** START OF STORED RECORDS **

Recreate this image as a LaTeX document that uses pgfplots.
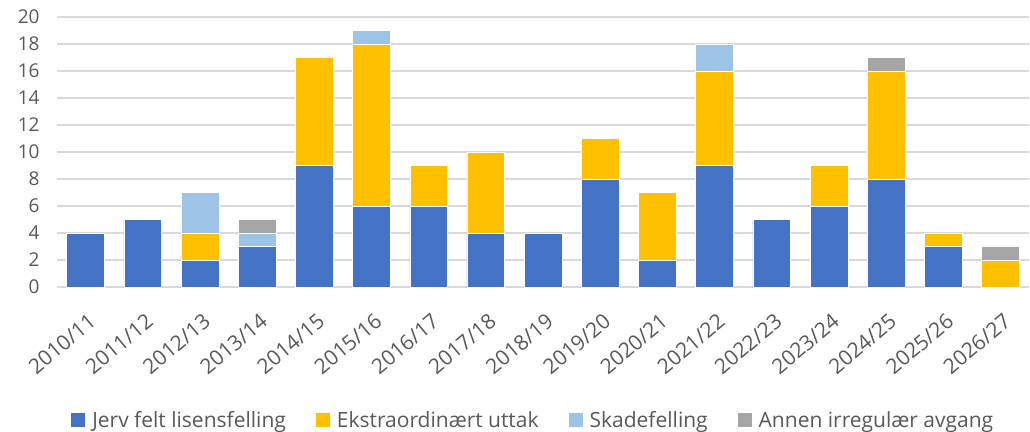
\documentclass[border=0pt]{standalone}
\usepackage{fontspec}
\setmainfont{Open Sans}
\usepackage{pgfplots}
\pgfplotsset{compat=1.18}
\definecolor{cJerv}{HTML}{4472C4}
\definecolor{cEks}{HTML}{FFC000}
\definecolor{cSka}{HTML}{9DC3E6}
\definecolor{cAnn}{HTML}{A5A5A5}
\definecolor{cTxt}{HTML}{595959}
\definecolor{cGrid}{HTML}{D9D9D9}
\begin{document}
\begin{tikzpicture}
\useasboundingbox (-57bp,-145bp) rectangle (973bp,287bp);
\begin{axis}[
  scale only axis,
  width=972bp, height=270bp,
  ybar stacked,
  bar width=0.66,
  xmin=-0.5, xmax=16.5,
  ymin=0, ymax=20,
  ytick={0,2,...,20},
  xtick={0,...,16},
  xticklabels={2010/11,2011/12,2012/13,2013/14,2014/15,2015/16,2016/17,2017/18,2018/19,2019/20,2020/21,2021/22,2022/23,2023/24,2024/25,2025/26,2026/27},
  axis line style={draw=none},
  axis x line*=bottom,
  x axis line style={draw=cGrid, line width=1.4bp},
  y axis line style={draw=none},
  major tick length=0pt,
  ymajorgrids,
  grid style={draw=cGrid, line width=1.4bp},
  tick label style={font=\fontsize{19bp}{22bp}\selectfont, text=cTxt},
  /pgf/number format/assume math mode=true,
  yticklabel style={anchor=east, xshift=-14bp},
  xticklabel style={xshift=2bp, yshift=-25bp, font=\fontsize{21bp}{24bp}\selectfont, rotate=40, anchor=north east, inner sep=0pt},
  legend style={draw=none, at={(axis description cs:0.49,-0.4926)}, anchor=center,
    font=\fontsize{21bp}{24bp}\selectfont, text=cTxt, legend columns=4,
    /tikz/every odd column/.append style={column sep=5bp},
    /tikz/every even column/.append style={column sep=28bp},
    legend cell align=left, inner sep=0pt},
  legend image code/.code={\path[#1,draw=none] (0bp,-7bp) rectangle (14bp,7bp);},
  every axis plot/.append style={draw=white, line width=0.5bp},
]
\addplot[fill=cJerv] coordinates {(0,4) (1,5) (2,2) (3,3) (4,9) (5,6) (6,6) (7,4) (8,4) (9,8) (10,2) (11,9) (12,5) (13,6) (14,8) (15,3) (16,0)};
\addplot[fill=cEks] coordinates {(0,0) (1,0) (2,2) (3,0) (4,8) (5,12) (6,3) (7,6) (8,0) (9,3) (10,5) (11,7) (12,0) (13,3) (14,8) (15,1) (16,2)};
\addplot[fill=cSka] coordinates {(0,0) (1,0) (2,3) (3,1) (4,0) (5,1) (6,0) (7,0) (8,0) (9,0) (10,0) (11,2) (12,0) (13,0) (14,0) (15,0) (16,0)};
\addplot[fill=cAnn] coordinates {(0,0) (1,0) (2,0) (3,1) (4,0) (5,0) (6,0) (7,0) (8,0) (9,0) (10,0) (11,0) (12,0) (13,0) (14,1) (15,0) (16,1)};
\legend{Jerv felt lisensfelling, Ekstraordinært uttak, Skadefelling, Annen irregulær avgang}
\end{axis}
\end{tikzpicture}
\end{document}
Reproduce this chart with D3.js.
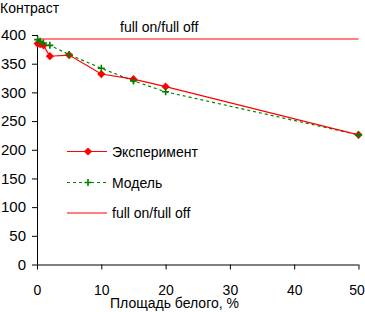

** END OF STORED RECORDS **

# [DIRECTIONS FOR THIS TASK]
Do not include images; quote all of the entries above exactly.

# [ANSWER TO THIS PROBLEM]
Recreate this image as a LaTeX document that uses pgfplots.
\documentclass[border=0pt]{standalone}
\usepackage{fontspec}
\setmainfont{Open Sans}
\usepackage{pgfplots}
\pgfplotsset{compat=1.18}
\definecolor{cJerv}{HTML}{4472C4}
\definecolor{cEks}{HTML}{FFC000}
\definecolor{cSka}{HTML}{9DC3E6}
\definecolor{cAnn}{HTML}{A5A5A5}
\definecolor{cTxt}{HTML}{595959}
\definecolor{cGrid}{HTML}{D9D9D9}
\begin{document}
\begin{tikzpicture}
\useasboundingbox (-57bp,-145bp) rectangle (973bp,287bp);
\begin{axis}[
  scale only axis,
  width=972bp, height=270bp,
  ybar stacked,
  bar width=0.66,
  xmin=-0.5, xmax=16.5,
  ymin=0, ymax=20,
  ytick={0,2,...,20},
  xtick={0,...,16},
  xticklabels={2010/11,2011/12,2012/13,2013/14,2014/15,2015/16,2016/17,2017/18,2018/19,2019/20,2020/21,2021/22,2022/23,2023/24,2024/25,2025/26,2026/27},
  axis line style={draw=none},
  axis x line*=bottom,
  x axis line style={draw=cGrid, line width=1.4bp},
  y axis line style={draw=none},
  major tick length=0pt,
  ymajorgrids,
  grid style={draw=cGrid, line width=1.4bp},
  tick label style={font=\fontsize{19bp}{22bp}\selectfont, text=cTxt},
  /pgf/number format/assume math mode=true,
  yticklabel style={anchor=east, xshift=-14bp},
  xticklabel style={xshift=2bp, yshift=-25bp, font=\fontsize{21bp}{24bp}\selectfont, rotate=40, anchor=north east, inner sep=0pt},
  legend style={draw=none, at={(axis description cs:0.49,-0.4926)}, anchor=center,
    font=\fontsize{21bp}{24bp}\selectfont, text=cTxt, legend columns=4,
    /tikz/every odd column/.append style={column sep=5bp},
    /tikz/every even column/.append style={column sep=28bp},
    legend cell align=left, inner sep=0pt},
  legend image code/.code={\path[#1,draw=none] (0bp,-7bp) rectangle (14bp,7bp);},
  every axis plot/.append style={draw=white, line width=0.5bp},
]
\addplot[fill=cJerv] coordinates {(0,4) (1,5) (2,2) (3,3) (4,9) (5,6) (6,6) (7,4) (8,4) (9,8) (10,2) (11,9) (12,5) (13,6) (14,8) (15,3) (16,0)};
\addplot[fill=cEks] coordinates {(0,0) (1,0) (2,2) (3,0) (4,8) (5,12) (6,3) (7,6) (8,0) (9,3) (10,5) (11,7) (12,0) (13,3) (14,8) (15,1) (16,2)};
\addplot[fill=cSka] coordinates {(0,0) (1,0) (2,3) (3,1) (4,0) (5,1) (6,0) (7,0) (8,0) (9,0) (10,0) (11,2) (12,0) (13,0) (14,0) (15,0) (16,0)};
\addplot[fill=cAnn] coordinates {(0,0) (1,0) (2,0) (3,1) (4,0) (5,0) (6,0) (7,0) (8,0) (9,0) (10,0) (11,0) (12,0) (13,0) (14,1) (15,0) (16,1)};
\legend{Jerv felt lisensfelling, Ekstraordinært uttak, Skadefelling, Annen irregulær avgang}
\end{axis}
\end{tikzpicture}
\end{document}
Reproduce this chart with D3.js.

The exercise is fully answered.